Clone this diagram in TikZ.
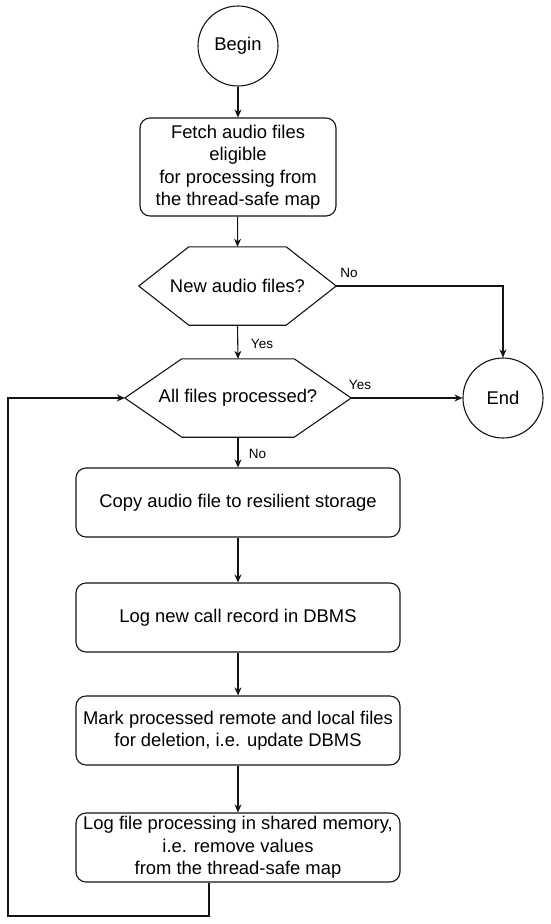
\documentclass[tikz,border=0pt]{standalone}
\usepackage{fontspec}
\setmainfont{Liberation Sans}
\usetikzlibrary{arrows.meta,calc}
\definecolor{flowline}{RGB}{20,20,20}
\tikzset{
  termnode/.style={circle,draw=flowline,line width=1.1pt,minimum size=80pt,
    inner sep=0pt,font=\fontsize{18.4}{22}\selectfont},
  procbox/.style={rectangle,rounded corners=10pt,draw=flowline,line width=1.1pt,
    minimum width=324pt,minimum height=69pt,align=center,
    font=\fontsize{18.4}{22.5}\selectfont},
  decision/.style={rectangle,minimum height=78pt,inner sep=0pt,
    font=\fontsize{18.4}{22}\selectfont},
  hexline/.style={draw=flowline,line width=1.1pt,line join=miter},
  flowarrow/.style={draw=flowline,line width=1.1pt,
    -{Stealth[length=8pt,width=7pt]}},
  flowline/.style={draw=flowline,line width=1.1pt},
  branchlabel/.style={font=\fontsize{13.5}{16}\selectfont,inner sep=0pt},
}

\begin{document}
\begin{tikzpicture}[x=1pt,y=-1pt]
\useasboundingbox (0,0) rectangle (550,924);
% nodes
\node[termnode] (begin) at (238,46) {Begin};
\node[procbox,minimum width=196pt,minimum height=98pt] (fetch) at (238,167)
  {Fetch audio files\\eligible\\for processing from\\the thread-safe map};
\node[decision,minimum width=197pt] (newfiles) at (237.5,286) {New audio files?};
\node[decision,minimum width=226pt] (allproc) at (238,398) {All files processed?};
\node[termnode] (end) at (503,398) {End};
\node[procbox] (copy) at (238,502.5) {Copy audio file to resilient storage};
\node[procbox] (logcall) at (238,617.5) {Log new call record in DBMS};
\node[procbox] (mark) at (238,730.5)
  {Mark processed remote and local files\\for deletion, i.e. update DBMS};
\node[procbox] (logfile) at (238,847.5)
  {Log file processing in shared memory,\\i.e. remove values\\from the thread-safe map};
% hexagon outlines
\draw[hexline] (newfiles.west) -- ([xshift=50pt]newfiles.north west)
  -- ([xshift=-50pt]newfiles.north east) -- (newfiles.east)
  -- ([xshift=-50pt]newfiles.south east) -- ([xshift=50pt]newfiles.south west) -- cycle;
\draw[hexline] (allproc.west) -- ([xshift=57pt]allproc.north west)
  -- ([xshift=-57pt]allproc.north east) -- (allproc.east)
  -- ([xshift=-57pt]allproc.south east) -- ([xshift=57pt]allproc.south west) -- cycle;
% connectors
\draw[flowarrow] (begin) -- (fetch);
\draw[flowarrow] (fetch) -- (newfiles.north);
\draw[flowarrow] (newfiles.south) -- (allproc.north);
\draw[flowarrow] (newfiles.east) -| (end.north);
\draw[flowarrow] (allproc.east) -- (end.west);
\draw[flowarrow] (allproc.south) -- (copy);
\draw[flowarrow] (copy) -- (logcall);
\draw[flowarrow] (logcall) -- (mark);
\draw[flowarrow] (mark) -- (logfile);
\coordinate (loopdown) at (209,916);
\coordinate (loopleft) at (8,916);
\draw[flowarrow] (logfile.south -| loopdown) -- (loopdown) -- (loopleft)
  |- (allproc.west);
% branch labels
\node[branchlabel] (newno) at (349,273) {No};
\node[branchlabel] (newyes) at (262,344) {Yes};
\node[branchlabel] (allyes) at (360,385) {Yes};
\node[branchlabel] (allno) at (257.5,454) {No};
\end{tikzpicture}
\end{document}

◆ ◆ ◆ ◆

Aim:
Leaving the pictures aside, transcribe the entire listing exactly.

Finished exercise:
Clone this diagram in TikZ.
\documentclass[tikz,border=0pt]{standalone}
\usepackage{fontspec}
\setmainfont{Liberation Sans}
\usetikzlibrary{arrows.meta,calc}
\definecolor{flowline}{RGB}{20,20,20}
\tikzset{
  termnode/.style={circle,draw=flowline,line width=1.1pt,minimum size=80pt,
    inner sep=0pt,font=\fontsize{18.4}{22}\selectfont},
  procbox/.style={rectangle,rounded corners=10pt,draw=flowline,line width=1.1pt,
    minimum width=324pt,minimum height=69pt,align=center,
    font=\fontsize{18.4}{22.5}\selectfont},
  decision/.style={rectangle,minimum height=78pt,inner sep=0pt,
    font=\fontsize{18.4}{22}\selectfont},
  hexline/.style={draw=flowline,line width=1.1pt,line join=miter},
  flowarrow/.style={draw=flowline,line width=1.1pt,
    -{Stealth[length=8pt,width=7pt]}},
  flowline/.style={draw=flowline,line width=1.1pt},
  branchlabel/.style={font=\fontsize{13.5}{16}\selectfont,inner sep=0pt},
}

\begin{document}
\begin{tikzpicture}[x=1pt,y=-1pt]
\useasboundingbox (0,0) rectangle (550,924);
% nodes
\node[termnode] (begin) at (238,46) {Begin};
\node[procbox,minimum width=196pt,minimum height=98pt] (fetch) at (238,167)
  {Fetch audio files\\eligible\\for processing from\\the thread-safe map};
\node[decision,minimum width=197pt] (newfiles) at (237.5,286) {New audio files?};
\node[decision,minimum width=226pt] (allproc) at (238,398) {All files processed?};
\node[termnode] (end) at (503,398) {End};
\node[procbox] (copy) at (238,502.5) {Copy audio file to resilient storage};
\node[procbox] (logcall) at (238,617.5) {Log new call record in DBMS};
\node[procbox] (mark) at (238,730.5)
  {Mark processed remote and local files\\for deletion, i.e. update DBMS};
\node[procbox] (logfile) at (238,847.5)
  {Log file processing in shared memory,\\i.e. remove values\\from the thread-safe map};
% hexagon outlines
\draw[hexline] (newfiles.west) -- ([xshift=50pt]newfiles.north west)
  -- ([xshift=-50pt]newfiles.north east) -- (newfiles.east)
  -- ([xshift=-50pt]newfiles.south east) -- ([xshift=50pt]newfiles.south west) -- cycle;
\draw[hexline] (allproc.west) -- ([xshift=57pt]allproc.north west)
  -- ([xshift=-57pt]allproc.north east) -- (allproc.east)
  -- ([xshift=-57pt]allproc.south east) -- ([xshift=57pt]allproc.south west) -- cycle;
% connectors
\draw[flowarrow] (begin) -- (fetch);
\draw[flowarrow] (fetch) -- (newfiles.north);
\draw[flowarrow] (newfiles.south) -- (allproc.north);
\draw[flowarrow] (newfiles.east) -| (end.north);
\draw[flowarrow] (allproc.east) -- (end.west);
\draw[flowarrow] (allproc.south) -- (copy);
\draw[flowarrow] (copy) -- (logcall);
\draw[flowarrow] (logcall) -- (mark);
\draw[flowarrow] (mark) -- (logfile);
\coordinate (loopdown) at (209,916);
\coordinate (loopleft) at (8,916);
\draw[flowarrow] (logfile.south -| loopdown) -- (loopdown) -- (loopleft)
  |- (allproc.west);
% branch labels
\node[branchlabel] (newno) at (349,273) {No};
\node[branchlabel] (newyes) at (262,344) {Yes};
\node[branchlabel] (allyes) at (360,385) {Yes};
\node[branchlabel] (allno) at (257.5,454) {No};
\end{tikzpicture}
\end{document}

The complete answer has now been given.